RDC : La non application effective des textes et instruments juridiques nationaux et internationaux, un obstacle pour la participation politique de la femme congolaise dans la gestion de la chose publique

En RDC, l’inapplication effective des textes sur les droits de la femme est parmi les sources de la faible participation de cette dernière dans la gestion. A des postes de nominations ou électifs, la femme congolaise est moins représentée. Cette situation se manifeste alors que, la constitution de la RDC consacre le principe de la parité à son article 14 mais aussi ; la résolution 1325 des Nations Unies parmi d’autres instruments qui encouragent la participation de la Femme dans la gestion de la chose publique.

Dans l’actuel gouvernement national, les femmes représentent 27% parmi les ministres nommés en avril dernier. Les hommes à eux seuls occupent les 73% restants de ministères. Au Sud-Kivu ; dans le gouvernement on trouve également une faible représentation des femmes évaluée à 36%. Soit seulement 4 femmes parmi elles, deux ministres, une secrétaire exécutive adjointe et une commissaire générale en charge du genre et affaires sociales sur 11 hommes.

Bien que certains observateurs considèrent les 27% de femmes dans le gouvernement central comme une avancée mais, le pourcentage de femmes reste toujours loin de celui de 50% tel que dit dans la constitution du pays dans son article 14.

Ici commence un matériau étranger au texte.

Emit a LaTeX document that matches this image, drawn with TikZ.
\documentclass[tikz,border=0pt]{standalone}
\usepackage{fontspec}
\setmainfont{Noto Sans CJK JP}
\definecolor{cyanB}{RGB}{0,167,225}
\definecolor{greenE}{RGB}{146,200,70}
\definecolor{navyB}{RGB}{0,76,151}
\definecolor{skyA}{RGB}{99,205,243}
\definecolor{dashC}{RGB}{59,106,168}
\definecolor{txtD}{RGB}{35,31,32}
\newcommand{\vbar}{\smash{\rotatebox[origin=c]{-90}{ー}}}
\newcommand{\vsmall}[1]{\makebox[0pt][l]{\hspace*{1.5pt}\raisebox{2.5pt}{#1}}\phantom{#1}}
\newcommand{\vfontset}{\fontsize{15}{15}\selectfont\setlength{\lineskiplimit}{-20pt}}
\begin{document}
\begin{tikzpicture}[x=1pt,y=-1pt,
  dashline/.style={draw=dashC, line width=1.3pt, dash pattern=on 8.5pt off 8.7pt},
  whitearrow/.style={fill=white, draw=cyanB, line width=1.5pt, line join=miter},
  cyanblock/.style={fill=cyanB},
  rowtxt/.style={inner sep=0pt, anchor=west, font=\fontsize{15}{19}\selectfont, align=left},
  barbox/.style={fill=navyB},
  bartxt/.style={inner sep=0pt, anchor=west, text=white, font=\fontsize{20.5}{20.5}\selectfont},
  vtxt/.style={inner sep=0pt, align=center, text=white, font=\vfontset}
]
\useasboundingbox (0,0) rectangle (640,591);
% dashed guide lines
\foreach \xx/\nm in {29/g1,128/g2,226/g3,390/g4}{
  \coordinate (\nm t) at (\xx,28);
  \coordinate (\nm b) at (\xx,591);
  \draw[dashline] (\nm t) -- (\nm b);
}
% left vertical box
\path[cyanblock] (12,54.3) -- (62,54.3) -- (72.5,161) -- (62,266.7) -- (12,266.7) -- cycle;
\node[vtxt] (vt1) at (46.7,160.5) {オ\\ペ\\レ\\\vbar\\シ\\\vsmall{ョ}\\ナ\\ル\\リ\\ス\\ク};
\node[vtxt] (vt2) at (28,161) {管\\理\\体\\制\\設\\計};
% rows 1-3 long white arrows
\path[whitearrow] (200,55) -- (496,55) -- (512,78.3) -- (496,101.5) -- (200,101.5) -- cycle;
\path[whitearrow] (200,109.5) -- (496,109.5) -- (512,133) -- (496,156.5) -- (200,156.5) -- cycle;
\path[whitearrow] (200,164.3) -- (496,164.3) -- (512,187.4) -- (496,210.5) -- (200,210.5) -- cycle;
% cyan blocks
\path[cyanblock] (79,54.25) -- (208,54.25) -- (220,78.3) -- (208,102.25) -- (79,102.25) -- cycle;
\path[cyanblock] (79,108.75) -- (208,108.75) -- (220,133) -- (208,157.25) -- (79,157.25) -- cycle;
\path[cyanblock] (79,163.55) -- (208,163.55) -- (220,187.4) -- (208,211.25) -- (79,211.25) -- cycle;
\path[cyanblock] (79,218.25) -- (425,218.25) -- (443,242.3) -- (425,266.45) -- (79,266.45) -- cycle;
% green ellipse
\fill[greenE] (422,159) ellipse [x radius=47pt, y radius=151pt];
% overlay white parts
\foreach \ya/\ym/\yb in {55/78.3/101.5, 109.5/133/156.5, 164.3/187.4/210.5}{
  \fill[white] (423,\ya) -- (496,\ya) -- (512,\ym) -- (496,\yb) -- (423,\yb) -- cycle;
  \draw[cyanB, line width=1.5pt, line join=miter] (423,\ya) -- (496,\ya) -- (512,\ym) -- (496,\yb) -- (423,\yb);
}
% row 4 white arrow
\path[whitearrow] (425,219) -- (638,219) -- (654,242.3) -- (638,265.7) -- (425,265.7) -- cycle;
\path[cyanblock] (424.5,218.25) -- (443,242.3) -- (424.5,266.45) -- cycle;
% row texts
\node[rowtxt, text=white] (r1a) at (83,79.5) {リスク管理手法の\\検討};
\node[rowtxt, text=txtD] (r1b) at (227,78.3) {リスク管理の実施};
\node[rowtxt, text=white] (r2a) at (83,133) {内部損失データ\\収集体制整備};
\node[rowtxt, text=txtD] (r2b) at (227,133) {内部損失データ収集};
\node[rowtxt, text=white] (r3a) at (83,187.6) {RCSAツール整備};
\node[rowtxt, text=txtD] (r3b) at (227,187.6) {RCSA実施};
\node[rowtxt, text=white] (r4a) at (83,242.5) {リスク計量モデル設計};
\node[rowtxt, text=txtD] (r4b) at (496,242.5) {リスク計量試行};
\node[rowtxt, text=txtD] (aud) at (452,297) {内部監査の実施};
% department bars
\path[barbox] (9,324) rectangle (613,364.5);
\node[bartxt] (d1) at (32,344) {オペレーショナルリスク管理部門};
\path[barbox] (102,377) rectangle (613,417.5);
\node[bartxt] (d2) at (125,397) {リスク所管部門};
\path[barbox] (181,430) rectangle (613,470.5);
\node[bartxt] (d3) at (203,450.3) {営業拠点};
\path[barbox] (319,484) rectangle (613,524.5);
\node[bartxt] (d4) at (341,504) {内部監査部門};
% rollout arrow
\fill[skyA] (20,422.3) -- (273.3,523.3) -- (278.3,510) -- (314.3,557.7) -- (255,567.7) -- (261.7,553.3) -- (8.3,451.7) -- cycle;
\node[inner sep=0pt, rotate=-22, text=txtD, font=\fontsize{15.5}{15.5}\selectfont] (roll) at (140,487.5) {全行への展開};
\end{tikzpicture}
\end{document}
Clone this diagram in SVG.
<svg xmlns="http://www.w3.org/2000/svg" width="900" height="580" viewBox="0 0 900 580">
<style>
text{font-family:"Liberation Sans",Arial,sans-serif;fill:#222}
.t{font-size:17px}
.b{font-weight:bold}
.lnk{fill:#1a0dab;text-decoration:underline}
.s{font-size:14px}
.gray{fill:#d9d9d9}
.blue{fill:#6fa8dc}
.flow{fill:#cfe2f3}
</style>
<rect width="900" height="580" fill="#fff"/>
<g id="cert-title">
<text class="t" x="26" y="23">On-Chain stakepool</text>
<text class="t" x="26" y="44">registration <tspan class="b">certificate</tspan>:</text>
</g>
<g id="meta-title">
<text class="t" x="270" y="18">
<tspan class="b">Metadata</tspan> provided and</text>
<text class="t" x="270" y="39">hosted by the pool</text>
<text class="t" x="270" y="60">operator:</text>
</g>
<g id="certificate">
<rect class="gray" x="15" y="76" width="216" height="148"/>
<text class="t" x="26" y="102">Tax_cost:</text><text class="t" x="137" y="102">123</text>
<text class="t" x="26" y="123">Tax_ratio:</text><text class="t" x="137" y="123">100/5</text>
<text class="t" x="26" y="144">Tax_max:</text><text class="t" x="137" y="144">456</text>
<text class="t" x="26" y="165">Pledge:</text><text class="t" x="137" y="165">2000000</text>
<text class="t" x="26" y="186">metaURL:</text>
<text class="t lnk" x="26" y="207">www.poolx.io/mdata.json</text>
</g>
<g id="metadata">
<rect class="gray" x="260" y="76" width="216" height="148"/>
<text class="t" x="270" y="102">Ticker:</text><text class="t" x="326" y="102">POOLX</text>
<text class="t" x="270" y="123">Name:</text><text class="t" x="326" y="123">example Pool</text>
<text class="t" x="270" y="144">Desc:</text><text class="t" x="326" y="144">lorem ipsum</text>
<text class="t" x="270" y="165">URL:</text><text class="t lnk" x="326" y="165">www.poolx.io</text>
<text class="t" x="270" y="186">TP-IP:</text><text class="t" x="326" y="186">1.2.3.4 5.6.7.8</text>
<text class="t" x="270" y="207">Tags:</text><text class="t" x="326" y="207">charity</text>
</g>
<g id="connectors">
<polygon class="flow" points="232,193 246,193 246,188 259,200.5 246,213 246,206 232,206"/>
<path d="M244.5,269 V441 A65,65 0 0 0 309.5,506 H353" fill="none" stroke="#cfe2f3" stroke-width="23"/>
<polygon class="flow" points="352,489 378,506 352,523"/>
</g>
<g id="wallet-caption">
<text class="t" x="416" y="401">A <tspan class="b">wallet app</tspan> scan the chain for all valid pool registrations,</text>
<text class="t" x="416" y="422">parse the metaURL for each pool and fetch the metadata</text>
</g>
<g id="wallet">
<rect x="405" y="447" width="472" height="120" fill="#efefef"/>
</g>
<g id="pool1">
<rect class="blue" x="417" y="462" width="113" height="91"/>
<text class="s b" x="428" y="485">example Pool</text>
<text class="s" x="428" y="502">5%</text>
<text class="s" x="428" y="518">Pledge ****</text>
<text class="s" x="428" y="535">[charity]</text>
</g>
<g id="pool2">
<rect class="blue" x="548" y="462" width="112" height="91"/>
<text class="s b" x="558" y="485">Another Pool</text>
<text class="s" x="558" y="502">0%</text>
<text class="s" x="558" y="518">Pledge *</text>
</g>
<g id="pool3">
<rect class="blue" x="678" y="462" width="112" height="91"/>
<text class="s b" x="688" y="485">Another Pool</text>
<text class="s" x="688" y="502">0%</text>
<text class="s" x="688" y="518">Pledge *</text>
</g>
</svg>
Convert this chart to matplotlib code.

En mai dernier, l’État de siège a été proclamé dans les provinces du Nord-Kivu, de Bunia et de Ituri pour y mettre fin à l’insécurité. Des gouverneurs militaires y ont été nommés en remplacement des civils. Mais aucune femme n’a été nommée comme Gouverneure ou vice-gouverneur. Pourtant il y a des femmes dans l’armée et la police congolaise avec les mêmes grades. Douce Namwezi, défenseur des droits humains et particulièrement ceux des femmes et des jeunes filles, pense que ceci pèche contre la constitution de la RDC et la résolution 1325 du Conseil de sécurité des Nations Unies.

Il faut de la volonté politique

Pour Agnès Sadiki, ancienne ministre provinciale au Sud-Kivu, la non application effective des textes et autres instruments juridique qui plaident pour la femme découle de la mauvaise volonté des décideurs qui nomment et des législateurs qui doivent faire des suivis des lois et textes qu’ils élaborent et votent.

“ (…) Ils mettent plutôt des intérêts égoïstes à la première ligne qui sont beaucoup plus à la faveur des hommes que des femmes. Même pour ceux qui sont à la commande des partis politiques , tiennent moins compte des compétences de nous femmes lorsqu’il s’agit de proposer des listes pour des nominations et c’est pourquoi plusieurs défis et obstacles freinent l’émergence de la femme politique en RDC”, explique Agnès Sadiki.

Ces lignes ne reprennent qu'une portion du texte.